Here at Savisto Bathrooms we have an eclectic array of bathroom vessel basins for you to choose from; in a range of styles, sizes and materials. If you are looking for a bathroom basin with a designer flair, then you are in the right place.
Essentially a vessel sink is a basin which sits on top of a bathroom vanity unit or a bathroom counter as oppose to the more conventional inset basins which are more traditionally undermount sinks or drop-ins. They are typically a feature of bathrooms as their design is often too cumbersome and unpractical for the more rigorously used kitchen sinks.
Often associated as being the epitome of contemporary bathroom style, the origin of vessel basins could not be any more perennial. In their most elementary form, vessel basins are essentially direct descendants of the most primitive sinks. Their freestanding basin designs are reminiscent of the classic wash bowls of centuries ago; they have simply been exaggerated into a more modern format.
Vessels basins can be made with most materials, such as: glass, stainless steel, copper, stone, marble or ceramics – with ceramic or glass basins being among the most popular in today’s market.
In a similar respect, it is not just the available material which is abundant but also the featured shapes. From the more conventional bowl or box shapes, to architectural sculptures and nature-inspired designs, vessel basin design has surpassed convention and now includes some of the most vivacious and beautifully eccentric designs of all bathroom furniture.
In contrast of the plenitude of material choice, there are generally two types of bathroom vessel sinks; above counter and recessed. Naturally the above counter vessel basins rests completely open on the top of a counter or work surface. Recessed vessel sinks, on the other hand, rests halfway into the counter, providing greater stability.
Style – With their often protuberant shape and design, vessel sinks boast an eye-catching panache which is unlike many ordinary bathroom basins.
Versatile – Although they are usually bowl or box shaped, vessel basins are available in a variety of different shapes and sizes which can also be manipulated into different styles - modern or traditional- and come either counter mounted or semi-recessed.
Imaginative – Without the restriction of being integrated into a unit or pedestal, designers are able to exercise their imagination and creativity when it comes to developing bathroom vessel sinks. It is not uncommon to discover obscure designs which mimic feathers, fossils, leaves, buckets, shells, flower heads and even egg shells.

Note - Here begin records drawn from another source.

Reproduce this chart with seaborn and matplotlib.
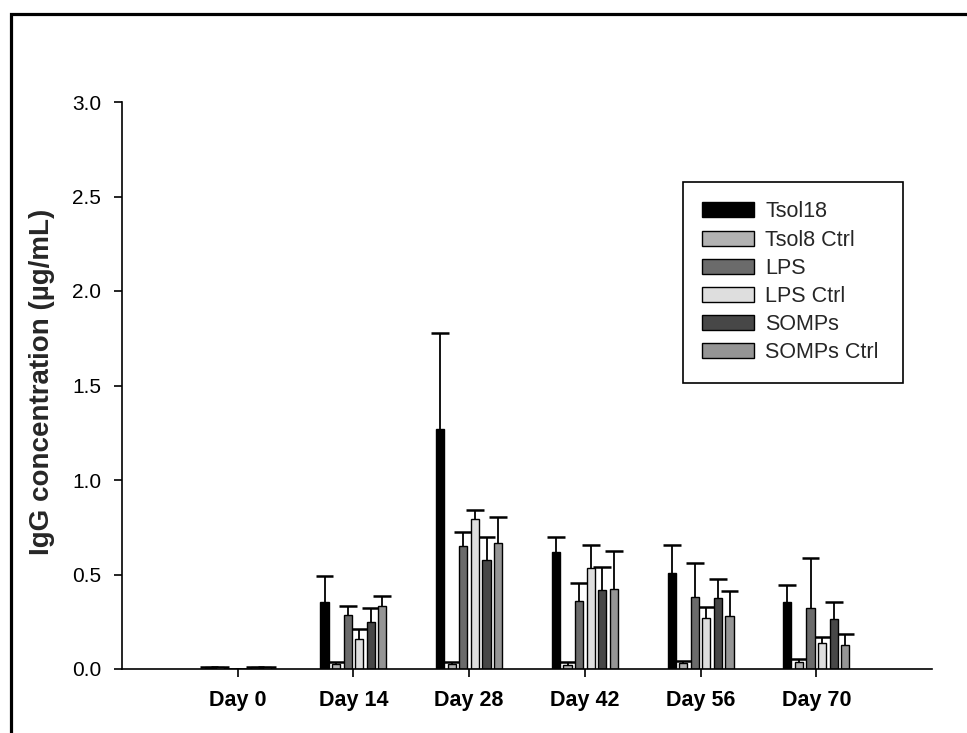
import numpy as np
import pandas as pd
import matplotlib
matplotlib.use("Agg")
import matplotlib.pyplot as plt
from matplotlib.patches import Rectangle
import seaborn as sns

days = ["Day 0", "Day 14", "Day 28", "Day 42", "Day 56", "Day 70"]
groups = ["Tsol18", "Tsol8 Ctrl", "LPS", "LPS Ctrl", "SOMPs", "SOMPs Ctrl"]

tsol18 = [0.010, 0.353, 1.268, 0.621, 0.506, 0.353]
tsol8_ctrl = [0.008, 0.025, 0.025, 0.022, 0.030, 0.039]
lps = [0.002, 0.286, 0.651, 0.361, 0.383, 0.321]
lps_ctrl = [0.002, 0.159, 0.794, 0.533, 0.270, 0.136]
somps = [0.010, 0.247, 0.575, 0.420, 0.377, 0.265]
somps_ctrl = [0.013, 0.332, 0.667, 0.425, 0.280, 0.125]

tsol18_err = [0.0, 0.139, 0.511, 0.079, 0.148, 0.093]
tsol8_ctrl_err = [0.0, 0.010, 0.010, 0.013, 0.012, 0.014]
lps_err = [0.0, 0.046, 0.072, 0.092, 0.178, 0.268]
lps_ctrl_err = [0.0, 0.053, 0.047, 0.121, 0.056, 0.035]
somps_err = [0.0, 0.076, 0.125, 0.118, 0.097, 0.091]
somps_ctrl_err = [0.0, 0.056, 0.135, 0.199, 0.133, 0.059]

colors = ["#000000", "#b2b2b2", "#6b6b6b", "#dedede", "#474747", "#959595"]

values = [tsol18, tsol8_ctrl, lps, lps_ctrl, somps, somps_ctrl]
errors = [tsol18_err, tsol8_ctrl_err, lps_err, lps_ctrl_err, somps_err, somps_ctrl_err]

rows = []
for g, vals in zip(groups, values):
    for d, v in zip(days, vals):
        rows.append({"day": d, "group": g, "value": v})
df = pd.DataFrame(rows)

sns.set_style("ticks")
plt.rcParams["font.family"] = ["Liberation Sans", "DejaVu Sans"]

fig = plt.figure(figsize=(9.67, 7.33), dpi=100)
ax = fig.add_axes([122 / 967, 1 - 669 / 733, (932 - 122) / 967, (669 - 102) / 733])

sns.barplot(data=df, x="day", y="value", hue="group", order=days, hue_order=groups,
            palette=dict(zip(groups, colors)), width=0.6, gap=0.3,
            edgecolor="black", linewidth=1.0, errorbar=None, ax=ax, zorder=3)

# one-sided (upper) error bars, positioned from the drawn bar patches
for cont, errs in zip(ax.containers, errors):
    for bar, e in zip(cont, errs):
        x = bar.get_x() + bar.get_width() / 2
        h = bar.get_height()
        cap_half = bar.get_width() * 1.1
        if e > 0:
            ax.vlines(x, h, h + e, colors="black", linewidth=1.3, zorder=2)
        ax.hlines(h + e, x - cap_half, x + cap_half, colors="black", linewidth=1.8, zorder=2)

ax.set_xlim(-1, 6)
ax.set_ylim(0, 3.0)
ax.set_yticks([0, 0.5, 1.0, 1.5, 2.0, 2.5, 3.0])
ax.set_yticklabels(["0.0", "0.5", "1.0", "1.5", "2.0", "2.5", "3.0"])
ax.set_xlabel("")
ax.set_ylabel("IgG concentration (µg/mL)", fontsize=20, fontweight="bold")
ax.yaxis.set_label_coords((42 - 122) / 810, 0.507)
ax.yaxis.label.set_va("center")

for s in ["top", "right"]:
    ax.spines[s].set_visible(False)
for s in ["left", "bottom"]:
    ax.spines[s].set_linewidth(1.2)
    ax.spines[s].set_color("black")
    ax.spines[s].set_zorder(4)

ax.tick_params(axis="y", direction="out", length=6, width=1.2, pad=9,
               labelsize=15, colors="black")
ax.tick_params(axis="x", direction="out", length=6, width=1.2, pad=9,
               labelsize=15.5, colors="black")
for lab in ax.get_xticklabels():
    lab.set_fontweight("bold")

lx = (683 - 122) / 810
ly = (669 - 182) / 567
lw = (903 - 683) / 810
leg = ax.legend(loc="upper left", bbox_to_anchor=(lx, ly - 0.3, lw, 0.3), mode="expand",
                fontsize=15.5, frameon=True, fancybox=False, shadow=False,
                handlelength=2.42, handleheight=0.7, handletextpad=0.5,
                labelspacing=0.335, borderpad=0.9, borderaxespad=0, title=None)
leg.get_frame().set_edgecolor("black")
leg.get_frame().set_linewidth(1.2)
leg.get_frame().set_facecolor("white")
leg.get_frame().set_alpha(1)

fig.patches.append(Rectangle((10.8 / 967, -1), 2, 2 - 13.7 / 733, transform=fig.transFigure,
                             fill=False, edgecolor="black", linewidth=2.3, zorder=10))

fig.savefig("out.png", dpi=100, facecolor="white")
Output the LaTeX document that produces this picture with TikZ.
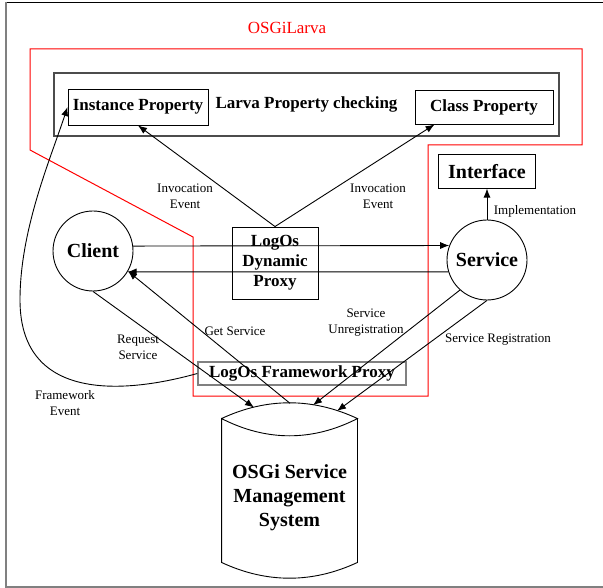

Changeable – The fact that many vessel sinks are not integrated into vanity units or countertops also make them much easier to remove and change if you and inclined to change your bathroom theme.
Easy to install – In conjunction with the above, the fact vessel basins are interchangeable, also make them very easy to install. Without countertop cut-outs being required, the installation process needs only a hole for the drain.
Spacious – Most vessel basins free is a small amount of counter space but clear glass models also help to provide a sense of spaciousness due to their airy feel.
Cost – Bathroom vessel sinks used to be considered as the basin elite and were accompanied by a large price tag. This is not the case anymore and they’re not as expensive as people assume.
Stability – Due to their freestanding design some people are under the impression that vessel basins are not stable; this is untrue, especially for partially recessed designs.
Durability – Many people assume that vessel sinks may be prone to damage and chipping because of the often protruding/obvious lips; although they are prominent they are by no means fragile.
Splashing – A common misconception is that vessel basins are prone to excessive splashing; this is not the case. If the faucet is properly and professionally installed, the height and angle should minimise any splashing. Fitting an aerator will naturally create a non-splashing stream of water.
Cleaning – Yes, vessel basins may have a larger surface area because of the simple fact it features two exposed sides but this does not mean it requires additional maintenance.
Height – It is often believed that the higher rim may be an issue for shorter people, however, if consideration is given they can prove to be more ergonomic - the key is marry the size of the vanity or countertop with the vessel basin.
Overflows – People assume that vessel sinks do not come with built in overflow relief drains. Some do; such as this premier vessel basin. With a little care and attention, this is a non-issue. Remember the following:-
• Slotted Waste - If the vessel sink has an overflow built in then you will require a slotted waste.
• Unslotted Waste – Use an unslotted waste if the basin does not feature an integral overflow.
• Pop-Up (Push-Button) Waste – This type of waste is only available in a slotted format.